İş-aile dengesinin bozulması taleplerimizin karşılanamaması olarak da adlandırılabilir ve bu dengenin kurulabilmesi için gereken en önemli etken hayatımızdaki taleplerin farkında olmaktır. Yani iş alanındaki taleplerin (iş yükü, çalışma saatleri, işteki rol beklentileri), aile alanındaki taleplerin (aile içi rol beklentileri, eş ve anne rolü) ve kişisel alandaki taleplerin (kişilik, yapmak istediğimiz şeyler) karşılanması çok önemlidir. Hayat dengesinin kurulması için pek çok farklı yönteme başvurulabilir.
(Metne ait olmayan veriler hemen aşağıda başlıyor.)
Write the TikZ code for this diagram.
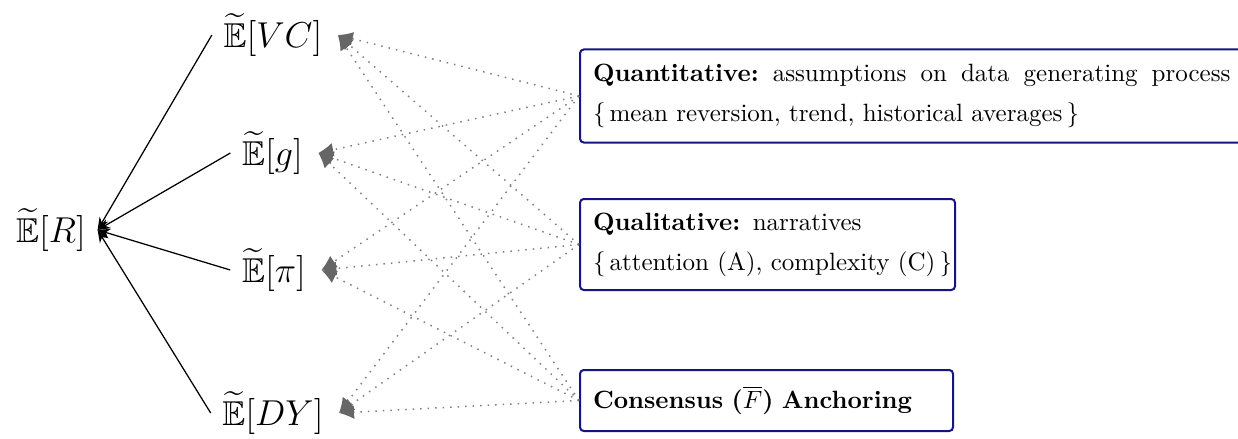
\documentclass[tikz,border=0pt]{standalone}
\usepackage{amsmath,amssymb}
\usetikzlibrary{arrows.meta}
\definecolor{boxblue}{RGB}{20,20,130}
\begin{document}
\begin{tikzpicture}[x=0.4pt,y=-0.4pt,
  enode/.style={font=\fontsize{13.8}{17}\selectfont, inner sep=4.5pt},
  infobox/.style={draw=boxblue, line width=0.8pt, rounded corners=1.5pt, anchor=west, align=left, inner xsep=5.2pt, inner ysep=0pt, font=\normalsize},
  solidarrow/.style={-{Stealth[length=5pt,width=4pt]}, black, line width=0.5pt},
  dotarrow/.style={-{Latex[length=6pt,width=5.5pt,color=black!60]}, draw=black!50, line width=0.6pt, dash pattern=on 0.6pt off 2.4pt}]
\useasboundingbox (0,0) rectangle (1238,439);
\node[enode] (ER) at (51,230) {$\widetilde{\mathbb{E}}[R]$};
\node[enode] (VC) at (273,35) {$\widetilde{\mathbb{E}}[VC]$};
\node[enode] (g) at (272.5,153) {$\widetilde{\mathbb{E}}[g]$};
\node[enode] (pi) at (274,270) {$\widetilde{\mathbb{E}}[\pi]$};
\node[enode] (DY) at (273,413) {$\widetilde{\mathbb{E}}[DY]$};
\node[infobox, text width=255pt, minimum height=37.2pt] (quant) at (579,96)
  {\hbox to 255pt{\textbf{Quantitative:}\hskip 3.33pt plus 1fil assumptions\hskip 3.33pt plus 1fil on\hskip 3.33pt plus 1fil data\hskip 3.33pt plus 1fil generating\hskip 3.33pt plus 1fil process}\\[4pt]
   \mbox{\{\,mean reversion, trend, historical averages\,\}}};
\node[infobox, text width=139.6pt, minimum height=36.4pt] (qual) at (579,244.5)
  {\mbox{\textbf{Qualitative:} narratives}\\[4pt]
   \mbox{\{\,attention (A), complexity (C)\,\}}};
\node[infobox, text width=138.8pt, minimum height=24.4pt] (cons) at (579,400.5)
  {\mbox{\textbf{Consensus ($\overline{F}$) Anchoring}}};
\foreach \e in {VC,g,pi,DY} \draw[solidarrow] (\e.west) -- (ER.east);
\foreach \b in {quant,qual,cons} \foreach \e in {VC,g,pi,DY} \draw[dotarrow] (\b.west) -- ([xshift=1.5pt]\e.east);
\end{tikzpicture}
\end{document}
Bazı çözüm önerileri:
- Sıkıntıların ve sorunların fark edilmesi,
- Sıkıntı ve sorunlara olumlu bakış açısı getirilmesi,
- Sorunların tanımlanması,
- Hedeflerin belirlenmesi,
- Olası çözüm seçeneklerinin üretilmesi,
- Bu çözüm seçeneklerinin arasından uygun çözümün seçilmesi,
- Seçilen çözümün uygulanması,
- Uygulamanın ve sonuçlarının gerçekçi değerlendirilmesi,
- İş zamanlarının istedikleri gibi düzenlenebilmesi (esnek çalışma modeli),
- Tam zamanlı çalışma yerine yarı zamanlı çalışma,
- Evde çalışma, tele çalışma ve esnek vardiya uygulamaları,
- Doğum izinleri ve diğer kişisel izinlerin etkili kullanımı.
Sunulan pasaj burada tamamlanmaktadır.